:: REQUIRED TASK ::
Can you write out every line from the start of the records below through the line containing "const mainLine = specificWeights.map((x, i)", leaving out any pictures?

:: SOURCE RECORDS ::
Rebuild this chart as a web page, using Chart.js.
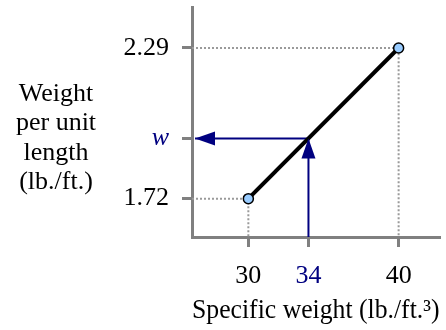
<!DOCTYPE html>
<html>
<head>
<meta charset="utf-8">
<script src="https://cdn.jsdelivr.net/npm/chart.js@4"></script>
<style>
  html, body { margin: 0; padding: 0; background: #fff; }
  #wrap { width: 446px; height: 330px; }
</style>
</head>
<body>
<div id="wrap"><canvas id="chart"></canvas></div>
<script>
// values
const specificWeights = [30, 40];
const weightsPerLength = [1.72, 2.29];
const readX = 34;
const readW = 1.948;
const xTicks = [30, 34, 40];
const yTicks = [1.72, readW, 2.29];
const yTitleLines = ['Weight', 'per unit', 'length', '(lb./ft.)'];
const xTitle = 'Specific weight (lb./ft.\u00B3)';

const xMin = 26.25, xMax = 42.72;
const yMin = 1.575, yMax = 2.445;
const arrowTipX = 26.45;

const NAVY = '#000080';
const AXIS = '#808080';
const FONT = "'Liberation Serif', 'Times New Roman', serif";

const mainLine = specificWeights.map((x, i) => ({x: x, y: weightsPerLength[i]}));

const guides = [];
specificWeights.forEach((x, i) => {
    guides.push({
        data: [{x: xMin, y: weightsPerLength[i]}, {x: x, y: weightsPerLength[i]}, {x: x, y: yMin}],
        borderColor: '#9a9a9a',
        borderWidth: 2,
        borderDash: [2, 2],
        pointRadius: 0,
        fill: false
    });
});

const yTitlePlugin = {
    id: 'yTitle',
    afterDraw(chart) {
        const ctx = chart.ctx;
        ctx.save();
        ctx.font = '26px ' + FONT;
        ctx.fillStyle = '#000';
        ctx.textAlign = 'center';
        ctx.textBaseline = 'alphabetic';
        yTitleLines.forEach((t, i) => ctx.fillText(t, 56, 101 + i * 29.3));
        ctx.restore();
    }
};

const arrowPlugin = {
    id: 'arrowHeads',
    afterDatasetsDraw(chart) {
        const ctx = chart.ctx;
        ctx.save();
        ctx.fillStyle = NAVY;
        chart.data.datasets.forEach((ds, i) => {
            if (!ds.arrow) return;
            const pts = chart.getDatasetMeta(i).data;
            const a = pts[pts.length - 2], b = pts[pts.length - 1];
            const ang = Math.atan2(b.y - a.y, b.x - a.x);
            const len = 20, half = 7;
            ctx.beginPath();
            ctx.moveTo(b.x, b.y);
            ctx.lineTo(b.x - len * Math.cos(ang) + half * Math.sin(ang), b.y - len * Math.sin(ang) - half * Math.cos(ang));
            ctx.lineTo(b.x - len * Math.cos(ang) - half * Math.sin(ang), b.y - len * Math.sin(ang) + half * Math.cos(ang));
            ctx.closePath();
            ctx.fill();
        });
        ctx.restore();
    }
};

new Chart(document.getElementById('chart').getContext('2d'), {
    type: 'line',
    data: {
        datasets: [{
            data: mainLine,
            borderColor: '#000',
            borderWidth: 4,
            pointRadius: 5,
            pointBackgroundColor: '#99ccff',
            pointBorderColor: '#000',
            pointBorderWidth: 1.5,
            fill: false
        }, {
            data: [{x: readX, y: yMin}, {x: readX, y: readW}],
            borderColor: NAVY,
            borderWidth: 2,
            pointRadius: 0,
            arrow: true
        }, {
            data: [{x: readX, y: readW}, {x: arrowTipX, y: readW}],
            borderColor: NAVY,
            borderWidth: 2,
            pointRadius: 0,
            arrow: true
        }, ...guides]
    },
    options: {
        responsive: true,
        maintainAspectRatio: false,
        animation: false,
        layout: { padding: { top: 7, right: 4, left: 0, bottom: 0 } },
        plugins: {
            legend: { display: false },
            tooltip: { enabled: false }
        },
        scales: {
            x: {
                type: 'linear',
                min: xMin,
                max: xMax,
                afterFit: s => { s.height = 93; s.paddingLeft = 0; s.paddingRight = 0; },
                afterBuildTicks: s => { s.ticks = xTicks.map(v => ({value: v})); },
                border: { color: AXIS, width: 3 },
                grid: { drawOnChartArea: false, drawTicks: true, tickLength: 10, lineWidth: 3, color: AXIS },
                ticks: {
                    padding: 14,
                    font: { family: FONT, size: 26 },
                    color: c => c.tick && c.tick.value === readX ? NAVY : '#000',
                    callback: v => String(v)
                },
                title: {
                    display: true,
                    text: xTitle,
                    font: { family: FONT, size: 27 },
                    color: '#000',
                    padding: { top: 0, bottom: 3 }
                }
            },
            y: {
                type: 'linear',
                min: yMin,
                max: yMax,
                afterFit: s => { s.width = 192; s.paddingTop = 0; s.paddingBottom = 0; },
                afterBuildTicks: s => { s.ticks = yTicks.map(v => ({value: v})); },
                border: { color: AXIS, width: 3 },
                grid: { drawOnChartArea: false, drawTicks: true, tickLength: 10, lineWidth: 3, color: AXIS },
                ticks: {
                    padding: 13,
                    font: c => ({
                        family: FONT,
                        size: 26,
                        style: c.tick && c.tick.value === readW ? 'italic' : 'normal'
                    }),
                    color: c => c.tick && c.tick.value === readW ? NAVY : '#000',
                    callback: v => v === readW ? 'w' : v.toFixed(2)
                }
            }
        }
    },
    plugins: [yTitlePlugin, arrowPlugin]
});
</script>
</body>
</html>
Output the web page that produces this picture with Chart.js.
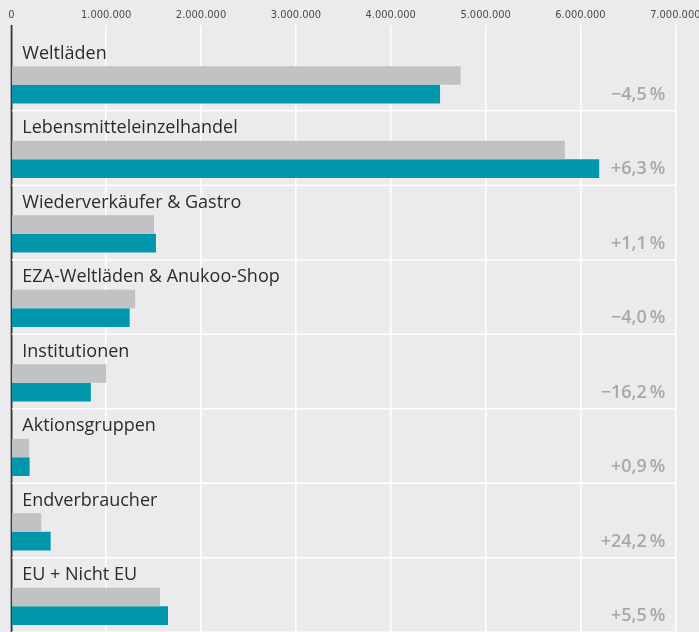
<!DOCTYPE html>
<html>
<head>
<meta charset="utf-8">
<script src="https://cdn.jsdelivr.net/npm/chart.js@4.4.1/dist/chart.umd.min.js"></script>
<style>
    html, body {
        margin: 0;
        padding: 0;
        width: 699px;
        height: 632px;
        overflow: hidden;
        background: #ebebed;
    }
    canvas {
        display: block;
    }
</style>
</head>
<body>
<canvas id="salesChart" width="699" height="650"></canvas>
<script>

// chart data (euro)
const categories = [
    "Weltläden",
    "Lebensmitteleinzelhandel",
    "Wiederverkäufer & Gastro",
    "EZA-Weltläden & Anukoo-Shop",
    "Institutionen",
    "Aktionsgruppen",
    "Endverbraucher",
    "EU + Nicht EU"
];

const previousYear = [4737000, 5836000, 1505000, 1305000, 1000000, 187000, 315000, 1568000];
const currentYear  = [4520000, 6198000, 1525000, 1248000,  839000, 193000, 415000, 1652000];

const changes = ["−4,5\u2009%", "+6,3\u2009%", "+1,1\u2009%", "−4,0\u2009%", "−16,2\u2009%", "+0,9\u2009%", "+24,2\u2009%", "+5,5\u2009%"];

const xMax = 7000000;
const xStep = 1000000;

const GREY = "#c1c2c4";
const TEAL = "#0097ad";
const AXIS = "#3a3a3a";

function formatDots(v) {
    return String(v).replace(/\B(?=(\d{3})+(?!\d))/g, ".");
}

// white lines between the groups
const separators = {
    id: "separators",
    beforeDatasetsDraw(chart) {
        const { ctx, chartArea, scales } = chart;
        const y = scales.y;
        const band = y.getPixelForValue(1) - y.getPixelForValue(0);
        ctx.save();
        ctx.strokeStyle = "#ffffff";
        ctx.lineWidth = 1.5;
        categories.forEach((c, i) => {
            const py = y.getPixelForValue(i) + band * 0.349;
            ctx.beginPath();
            ctx.moveTo(chartArea.left, py);
            ctx.lineTo(chartArea.right, py);
            ctx.stroke();
        });
        ctx.restore();
    }
};

// zero line on top of bars + change labels
const overlay = {
    id: "overlay",
    afterDatasetsDraw(chart) {
        const { ctx, chartArea, scales } = chart;
        const x0 = scales.x.getPixelForValue(0);
        ctx.save();
        ctx.strokeStyle = AXIS;
        ctx.lineWidth = 1.3;
        ctx.beginPath();
        ctx.moveTo(x0, scales.x.bottom - scales.x.options.grid.tickLength);
        ctx.lineTo(x0, chartArea.bottom);
        ctx.stroke();

        ctx.fillStyle = "#a8a8aa";
        ctx.font = "600 18px 'Open Sans'";
        ctx.textAlign = "right";
        ctx.textBaseline = "middle";
        const meta = chart.getDatasetMeta(1);
        changes.forEach((t, i) => {
            ctx.fillText(t, chartArea.right - 10, meta.data[i].y + 0.5);
        });
        ctx.restore();
    }
};

window.addEventListener("load", () => {

    const canvas = document.getElementById("salesChart");

    new Chart(canvas, {
        type: "bar",
        data: {
            labels: categories,
            datasets: [
                {
                    label: "Vorjahr",
                    data: previousYear,
                    backgroundColor: GREY,
                    borderWidth: 0
                },
                {
                    label: "Aktuell",
                    data: currentYear,
                    backgroundColor: TEAL,
                    borderWidth: 0
                }
            ]
        },
        options: {
            indexAxis: "y",
            responsive: false,
            animation: false,
            devicePixelRatio: 1,
            categoryPercentage: 0.5,
            barPercentage: 1,
            layout: {
                padding: { left: 0, right: 23.7, top: 0, bottom: 6.5 }
            },
            plugins: {
                legend: { display: false },
                tooltip: { enabled: false }
            },
            scales: {
                x: {
                    position: "top",
                    min: 0,
                    max: xMax,
                    afterFit(scale) {
                        scale.height = 47.5;
                        scale.paddingLeft = 0;
                        scale.paddingRight = 0;
                    },
                    ticks: {
                        stepSize: xStep,
                        padding: 3,
                        color: "#4a4a4a",
                        font: { family: "'Liberation Sans Narrow', 'DejaVu Sans Condensed', 'Roboto'", size: 11 },
                        maxRotation: 0,
                        callback: (v) => formatDots(v)
                    },
                    grid: {
                        color: (c) => (c.tick && c.tick.value === 0 ? AXIS : "#ffffff"),
                        lineWidth: 1.5,
                        tickLength: 22.5
                    },
                    border: { display: false }
                },
                y: {
                    afterFit(scale) {
                        scale.width = 11.3;
                        scale.paddingTop = 0;
                        scale.paddingBottom = 0;
                    },
                    ticks: {
                        mirror: true,
                        padding: 11,
                        labelOffset: -31,
                        autoSkip: false,
                        color: "#2b2b2b",
                        font: { family: "'Open Sans'", size: 18 }
                    },
                    grid: { display: false, drawTicks: false },
                    border: { display: false }
                }
            }
        },
        plugins: [separators, overlay]
    });

});
</script>
</body>
</html>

:: REPLY ::
Rebuild this chart as a web page, using Chart.js.
<!DOCTYPE html>
<html>
<head>
<meta charset="utf-8">
<script src="https://cdn.jsdelivr.net/npm/chart.js@4"></script>
<style>
  html, body { margin: 0; padding: 0; background: #fff; }
  #wrap { width: 446px; height: 330px; }
</style>
</head>
<body>
<div id="wrap"><canvas id="chart"></canvas></div>
<script>
// values
const specificWeights = [30, 40];
const weightsPerLength = [1.72, 2.29];
const readX = 34;
const readW = 1.948;
const xTicks = [30, 34, 40];
const yTicks = [1.72, readW, 2.29];
const yTitleLines = ['Weight', 'per unit', 'length', '(lb./ft.)'];
const xTitle = 'Specific weight (lb./ft.\u00B3)';

const xMin = 26.25, xMax = 42.72;
const yMin = 1.575, yMax = 2.445;
const arrowTipX = 26.45;

const NAVY = '#000080';
const AXIS = '#808080';
const FONT = "'Liberation Serif', 'Times New Roman', serif";

const mainLine = specificWeights.map((x, i) => ({x: x, y: weightsPerLength[i]}));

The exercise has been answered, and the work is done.